On or about September 20, 1995, the Candlewick Lake Association,
Inc., an association of owners of lots within a lake community development
known as Candlewick Lake and served by the Consumers Illinois wastewater
treatment plant, sought to intervene in the case. In its Complaint, the
Candlewick Lake Association, Inc. alleges that effluent from the Consumers
Illinois plant has interfered with and damaged the recreational use of
Candlewick Lake. The Complaint seeks $1 million in damages from Consumers
Illinois Water Company. The Company has filed a motion to dismiss the
State of Illinois' Complaint as to it on the basis of lack of jurisdiction.
The Company is not named as a defendant in the Complaint filed by the
Candlewick Lake Association, Inc.
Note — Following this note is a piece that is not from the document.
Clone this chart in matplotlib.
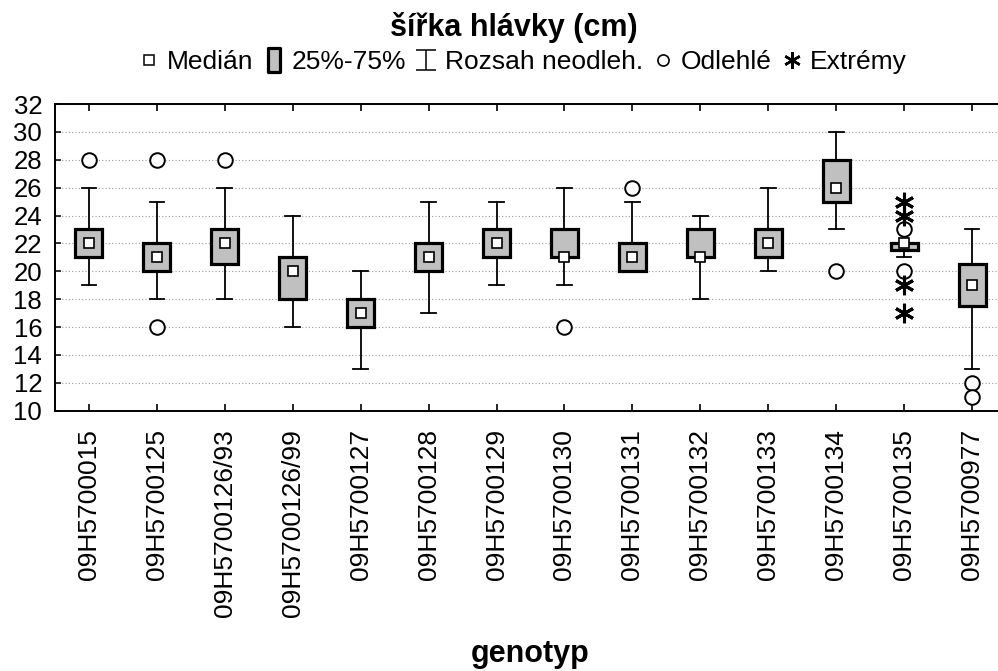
# рисую крабичковый график (box plot) ширины головки по генотипам
import numpy as np
import matplotlib.pyplot as plt
from matplotlib.lines import Line2D
from matplotlib.path import Path

# шрифт похожий на Arial
plt.rcParams['font.family'] = ['Liberation Sans', 'DejaVu Sans']

# --- ДАННЫЕ ---
genotypes = ['09H5700015', '09H5700125', '09H5700126/93', '09H5700126/99',
             '09H5700127', '09H5700128', '09H5700129', '09H5700130',
             '09H5700131', '09H5700132', '09H5700133', '09H5700134',
             '09H5700135', '09H5700977']

median = [22, 21, 22, 20, 17, 21, 22, 21, 21, 21, 22, 26, 22, 19]
q1 = [21, 20, 20.5, 18, 16, 20, 21, 21, 20, 21, 21, 25, 21.5, 17.5]
q3 = [23, 22, 23, 21, 18, 22, 23, 23, 22, 23, 23, 28, 22, 20.5]
whis_lo = [19, 18, 18, 16, 13, 17, 19, 19, 20, 18, 20, 23, 21, 13]
whis_hi = [26, 25, 26, 24, 20, 25, 25, 26, 25, 24, 26, 30, 22, 23]

# отдельные точки: odlehlé (кружки) и extrémy (звездочки)
outliers = [[28], [28, 16], [28], [], [], [], [], [16], [26], [], [], [20],
            [23, 20], [12, 11]]
extremes = [[], [], [], [], [], [], [], [], [], [], [], [],
            [25, 24, 19, 17], []]

# --- ХОЛСТ ---
fig = plt.figure(figsize=(9.98, 6.71), dpi=100)
W, H = 998, 671
# ось справа специально уходит за край картинки
ax = fig.add_axes([54.7 / W, (H - 410.7) / H, 951.6 / W, (410.7 - 104) / H])

pos = np.arange(1, len(genotypes) + 1)

# статистики для bxp, чтоб matplotlib сам нарисовал коробки и усы
stats = []
for i in range(len(genotypes)):
    stats.append({'med': median[i], 'q1': q1[i], 'q3': q3[i],
                  'whislo': whis_lo[i], 'whishi': whis_hi[i], 'fliers': []})

ax.bxp(stats, positions=pos, widths=0.39, capwidths=0.21, patch_artist=True,
       showfliers=False,
       boxprops=dict(facecolor='#c0c0c0', edgecolor='black', linewidth=2.3),
       whiskerprops=dict(color='black', linewidth=1.3),
       capprops=dict(color='black', linewidth=1.3),
       medianprops=dict(visible=False))

# медианы - белые квадратики
ax.plot(pos, median, ls='none', marker='s', ms=6.5, mfc='white', mec='black',
        mew=1.2, zorder=5)

# выбросы и экстремумы
for i in range(len(genotypes)):
    if outliers[i]:
        ax.plot([pos[i]] * len(outliers[i]), outliers[i], ls='none', marker='o',
                ms=10.5, mfc='white', mec='black', mew=1.4, zorder=4)
    if extremes[i]:
        ax.plot([pos[i]] * len(extremes[i]), extremes[i], ls='none',
                marker=(6, 2, 0), ms=14, mec='black', mew=2.2, zorder=4)

# --- ОСИ ---
ax.set_xlim(0.5, 14.5)
ax.set_ylim(10, 32)
ax.set_yticks(np.arange(10, 33, 2))
ax.set_xticks(pos)
ax.set_xticklabels(genotypes, rotation=90, fontsize=19)
ax.tick_params(axis='y', labelsize=18.5, direction='in', length=4, width=1.1, pad=9)
ax.tick_params(axis='x', direction='in', length=5, width=1.2, top=True, pad=13)
ax.yaxis.grid(True, ls=(0, (1, 2)), color='#9a9a9a', lw=0.8)
ax.set_axisbelow(True)
for s in ax.spines.values():
    s.set_linewidth(1.4)

# заголовок и подпись оси X
fig.text(514 / W, 1 - 36 / H, 'šířka hlávky (cm)', ha='center', va='baseline',
         fontsize=22, fontweight='bold')
fig.text(530 / W, 1 - 662 / H, 'genotyp', ha='center', va='baseline',
         fontsize=22, fontweight='bold')

# --- ЛЕГЕНДА сверху ---
box_path = Path([(-0.5, -1), (0.5, -1), (0.5, 1), (-0.5, 1), (-0.5, -1)],
                [Path.MOVETO, Path.LINETO, Path.LINETO, Path.LINETO, Path.CLOSEPOLY])
whisk_path = Path([(-1, 1), (1, 1), (0, 1), (0, -1), (-1, -1), (1, -1)],
                  [Path.MOVETO, Path.LINETO, Path.MOVETO, Path.LINETO,
                   Path.MOVETO, Path.LINETO])
handles = [
    Line2D([], [], ls='none', marker='s', ms=6.5, mfc='white', mec='black', mew=1.1),
    Line2D([], [], ls='none', marker=box_path, ms=17, mfc='#c0c0c0', mec='black', mew=2.3),
    Line2D([], [], ls='none', marker=whisk_path, ms=15, mfc='none', mec='black', mew=1.1),
    Line2D([], [], ls='none', marker='o', ms=8, mfc='white', mec='black', mew=1.2),
    Line2D([], [], ls='none', marker=(6, 2, 0), ms=12, mec='black', mew=1.8),
]
labels = ['Medián', '25%-75%', 'Rozsah neodleh.', 'Odlehlé', 'Extrémy']
fig.legend(handles, labels, loc='center', bbox_to_anchor=(524 / W, 1 - 62 / H),
           ncol=5, frameon=False, fontsize=19, handlelength=0.6,
           handletextpad=0.4, columnspacing=0.45, borderpad=0, borderaxespad=0)

fig.savefig('out.png', dpi=100)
Consumers Illinois Water Company has
not yet filed an answer to the Complaints.
Item 6. Exhibits and Reports on Form 8-K
(a) Exhibits
27. Financial Data Schedule is submitted herewith as
Exhibit 27.
(b) Reports on Form 8-K
No reports on Form 8-K have been filed during the quarter ended September 30,
1995.
SIGNATURES
Pursuant to the requirements of the Securities Exchange Act of 1934, the
registrant has duly caused this report to be signed on its behalf by the
undersigned thereunto duly authorized.
CONSUMERS WATER COMPANY
(Registrant)
11/2/95 /s/ Peter L. Haynes
- ------------------------- --------------------------
Date Peter L. Haynes
Chief Executive
Officer
11/2/95 /s/ John F. Isacke
- -------------------------- --------------------------
Date John F. Isacke
Chief Financial
Officer
Exhibit Index
27. Financial Data Schedule is submitted herewith as Exhibit 27.